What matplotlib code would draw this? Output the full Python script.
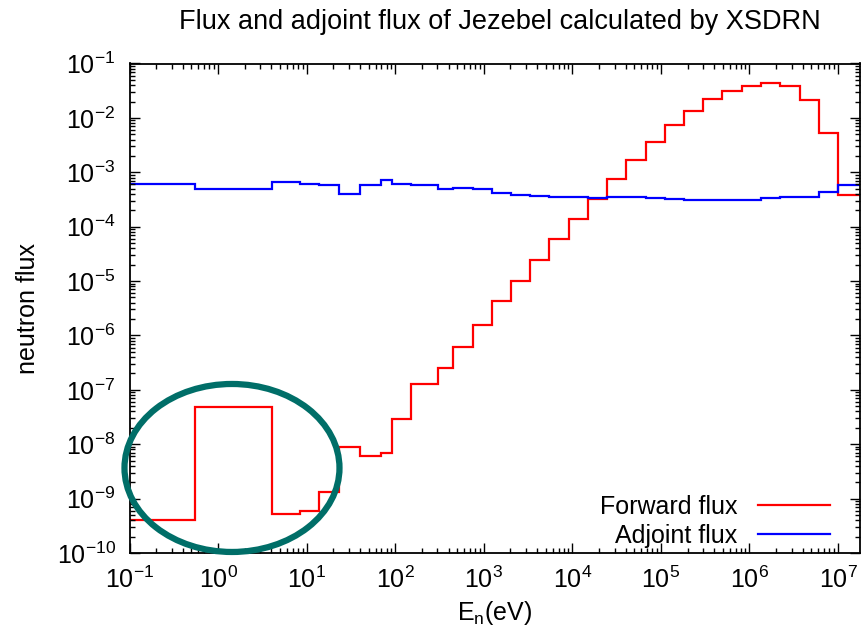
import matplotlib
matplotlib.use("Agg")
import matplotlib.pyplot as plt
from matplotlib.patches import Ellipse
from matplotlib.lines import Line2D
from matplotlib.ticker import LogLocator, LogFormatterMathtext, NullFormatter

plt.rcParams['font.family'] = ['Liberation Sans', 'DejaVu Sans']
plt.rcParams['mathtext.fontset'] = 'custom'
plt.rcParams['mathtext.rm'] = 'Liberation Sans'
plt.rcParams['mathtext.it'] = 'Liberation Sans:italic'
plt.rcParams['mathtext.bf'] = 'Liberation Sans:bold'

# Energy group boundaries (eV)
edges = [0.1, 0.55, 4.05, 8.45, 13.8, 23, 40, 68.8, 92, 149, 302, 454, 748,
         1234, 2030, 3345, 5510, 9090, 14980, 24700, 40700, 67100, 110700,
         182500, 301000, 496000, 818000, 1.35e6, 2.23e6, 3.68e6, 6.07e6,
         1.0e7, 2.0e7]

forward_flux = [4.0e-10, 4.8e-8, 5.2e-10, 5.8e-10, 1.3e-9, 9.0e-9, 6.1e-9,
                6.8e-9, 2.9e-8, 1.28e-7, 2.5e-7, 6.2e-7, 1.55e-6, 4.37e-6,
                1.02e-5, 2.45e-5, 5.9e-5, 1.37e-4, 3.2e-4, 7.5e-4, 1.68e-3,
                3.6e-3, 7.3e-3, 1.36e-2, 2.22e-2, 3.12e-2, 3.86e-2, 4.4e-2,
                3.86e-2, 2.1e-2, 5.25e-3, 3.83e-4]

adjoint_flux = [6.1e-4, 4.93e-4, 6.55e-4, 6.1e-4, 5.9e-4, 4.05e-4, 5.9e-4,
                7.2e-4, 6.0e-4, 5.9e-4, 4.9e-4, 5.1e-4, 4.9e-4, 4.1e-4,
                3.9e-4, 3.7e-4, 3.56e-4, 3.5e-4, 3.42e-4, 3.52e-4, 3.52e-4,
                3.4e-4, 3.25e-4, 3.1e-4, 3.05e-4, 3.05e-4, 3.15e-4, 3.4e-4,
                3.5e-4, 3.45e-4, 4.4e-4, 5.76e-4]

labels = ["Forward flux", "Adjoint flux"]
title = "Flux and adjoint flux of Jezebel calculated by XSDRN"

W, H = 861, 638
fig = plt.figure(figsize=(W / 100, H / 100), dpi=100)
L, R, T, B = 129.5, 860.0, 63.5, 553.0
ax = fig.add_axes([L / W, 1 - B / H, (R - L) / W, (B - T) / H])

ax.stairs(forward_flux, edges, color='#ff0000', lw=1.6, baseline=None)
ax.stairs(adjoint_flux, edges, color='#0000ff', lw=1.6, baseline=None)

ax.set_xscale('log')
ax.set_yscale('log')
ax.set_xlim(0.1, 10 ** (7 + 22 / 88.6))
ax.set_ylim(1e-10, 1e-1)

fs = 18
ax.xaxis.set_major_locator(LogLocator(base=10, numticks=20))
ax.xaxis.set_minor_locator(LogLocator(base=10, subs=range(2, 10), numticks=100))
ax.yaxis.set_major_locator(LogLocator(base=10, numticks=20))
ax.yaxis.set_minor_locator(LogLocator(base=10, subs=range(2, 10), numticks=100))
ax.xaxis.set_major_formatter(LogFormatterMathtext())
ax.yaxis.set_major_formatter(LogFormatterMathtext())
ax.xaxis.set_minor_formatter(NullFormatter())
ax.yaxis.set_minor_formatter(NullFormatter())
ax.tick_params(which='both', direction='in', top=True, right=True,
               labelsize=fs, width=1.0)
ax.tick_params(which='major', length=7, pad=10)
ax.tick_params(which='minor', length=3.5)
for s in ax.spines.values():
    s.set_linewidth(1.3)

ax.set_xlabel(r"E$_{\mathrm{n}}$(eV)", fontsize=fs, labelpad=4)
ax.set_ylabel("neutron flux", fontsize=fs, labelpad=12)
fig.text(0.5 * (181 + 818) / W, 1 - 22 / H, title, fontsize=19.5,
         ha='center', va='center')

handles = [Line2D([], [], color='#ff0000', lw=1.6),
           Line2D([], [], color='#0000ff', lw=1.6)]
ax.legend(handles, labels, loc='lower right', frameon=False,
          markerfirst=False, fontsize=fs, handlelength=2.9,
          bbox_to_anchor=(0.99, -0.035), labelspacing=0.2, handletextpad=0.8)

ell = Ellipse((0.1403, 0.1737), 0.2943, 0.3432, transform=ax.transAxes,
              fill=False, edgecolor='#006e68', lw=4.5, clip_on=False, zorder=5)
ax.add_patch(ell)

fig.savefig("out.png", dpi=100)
■ ■ ■ ■ ■
Given task:
Give all the lines above again, character for character, without pictures.

Solution to the exercise:
What matplotlib code would draw this? Output the full Python script.
import matplotlib
matplotlib.use("Agg")
import matplotlib.pyplot as plt
from matplotlib.patches import Ellipse
from matplotlib.lines import Line2D
from matplotlib.ticker import LogLocator, LogFormatterMathtext, NullFormatter

plt.rcParams['font.family'] = ['Liberation Sans', 'DejaVu Sans']
plt.rcParams['mathtext.fontset'] = 'custom'
plt.rcParams['mathtext.rm'] = 'Liberation Sans'
plt.rcParams['mathtext.it'] = 'Liberation Sans:italic'
plt.rcParams['mathtext.bf'] = 'Liberation Sans:bold'

# Energy group boundaries (eV)
edges = [0.1, 0.55, 4.05, 8.45, 13.8, 23, 40, 68.8, 92, 149, 302, 454, 748,
         1234, 2030, 3345, 5510, 9090, 14980, 24700, 40700, 67100, 110700,
         182500, 301000, 496000, 818000, 1.35e6, 2.23e6, 3.68e6, 6.07e6,
         1.0e7, 2.0e7]

forward_flux = [4.0e-10, 4.8e-8, 5.2e-10, 5.8e-10, 1.3e-9, 9.0e-9, 6.1e-9,
                6.8e-9, 2.9e-8, 1.28e-7, 2.5e-7, 6.2e-7, 1.55e-6, 4.37e-6,
                1.02e-5, 2.45e-5, 5.9e-5, 1.37e-4, 3.2e-4, 7.5e-4, 1.68e-3,
                3.6e-3, 7.3e-3, 1.36e-2, 2.22e-2, 3.12e-2, 3.86e-2, 4.4e-2,
                3.86e-2, 2.1e-2, 5.25e-3, 3.83e-4]

adjoint_flux = [6.1e-4, 4.93e-4, 6.55e-4, 6.1e-4, 5.9e-4, 4.05e-4, 5.9e-4,
                7.2e-4, 6.0e-4, 5.9e-4, 4.9e-4, 5.1e-4, 4.9e-4, 4.1e-4,
                3.9e-4, 3.7e-4, 3.56e-4, 3.5e-4, 3.42e-4, 3.52e-4, 3.52e-4,
                3.4e-4, 3.25e-4, 3.1e-4, 3.05e-4, 3.05e-4, 3.15e-4, 3.4e-4,
                3.5e-4, 3.45e-4, 4.4e-4, 5.76e-4]

labels = ["Forward flux", "Adjoint flux"]
title = "Flux and adjoint flux of Jezebel calculated by XSDRN"

W, H = 861, 638
fig = plt.figure(figsize=(W / 100, H / 100), dpi=100)
L, R, T, B = 129.5, 860.0, 63.5, 553.0
ax = fig.add_axes([L / W, 1 - B / H, (R - L) / W, (B - T) / H])

ax.stairs(forward_flux, edges, color='#ff0000', lw=1.6, baseline=None)
ax.stairs(adjoint_flux, edges, color='#0000ff', lw=1.6, baseline=None)

ax.set_xscale('log')
ax.set_yscale('log')
ax.set_xlim(0.1, 10 ** (7 + 22 / 88.6))
ax.set_ylim(1e-10, 1e-1)

fs = 18
ax.xaxis.set_major_locator(LogLocator(base=10, numticks=20))
ax.xaxis.set_minor_locator(LogLocator(base=10, subs=range(2, 10), numticks=100))
ax.yaxis.set_major_locator(LogLocator(base=10, numticks=20))
ax.yaxis.set_minor_locator(LogLocator(base=10, subs=range(2, 10), numticks=100))
ax.xaxis.set_major_formatter(LogFormatterMathtext())
ax.yaxis.set_major_formatter(LogFormatterMathtext())
ax.xaxis.set_minor_formatter(NullFormatter())
ax.yaxis.set_minor_formatter(NullFormatter())
ax.tick_params(which='both', direction='in', top=True, right=True,
               labelsize=fs, width=1.0)
ax.tick_params(which='major', length=7, pad=10)
ax.tick_params(which='minor', length=3.5)
for s in ax.spines.values():
    s.set_linewidth(1.3)

ax.set_xlabel(r"E$_{\mathrm{n}}$(eV)", fontsize=fs, labelpad=4)
ax.set_ylabel("neutron flux", fontsize=fs, labelpad=12)
fig.text(0.5 * (181 + 818) / W, 1 - 22 / H, title, fontsize=19.5,
         ha='center', va='center')

handles = [Line2D([], [], color='#ff0000', lw=1.6),
           Line2D([], [], color='#0000ff', lw=1.6)]
ax.legend(handles, labels, loc='lower right', frameon=False,
          markerfirst=False, fontsize=fs, handlelength=2.9,
          bbox_to_anchor=(0.99, -0.035), labelspacing=0.2, handletextpad=0.8)

ell = Ellipse((0.1403, 0.1737), 0.2943, 0.3432, transform=ax.transAxes,
              fill=False, edgecolor='#006e68', lw=4.5, clip_on=False, zorder=5)
ax.add_patch(ell)

fig.savefig("out.png", dpi=100)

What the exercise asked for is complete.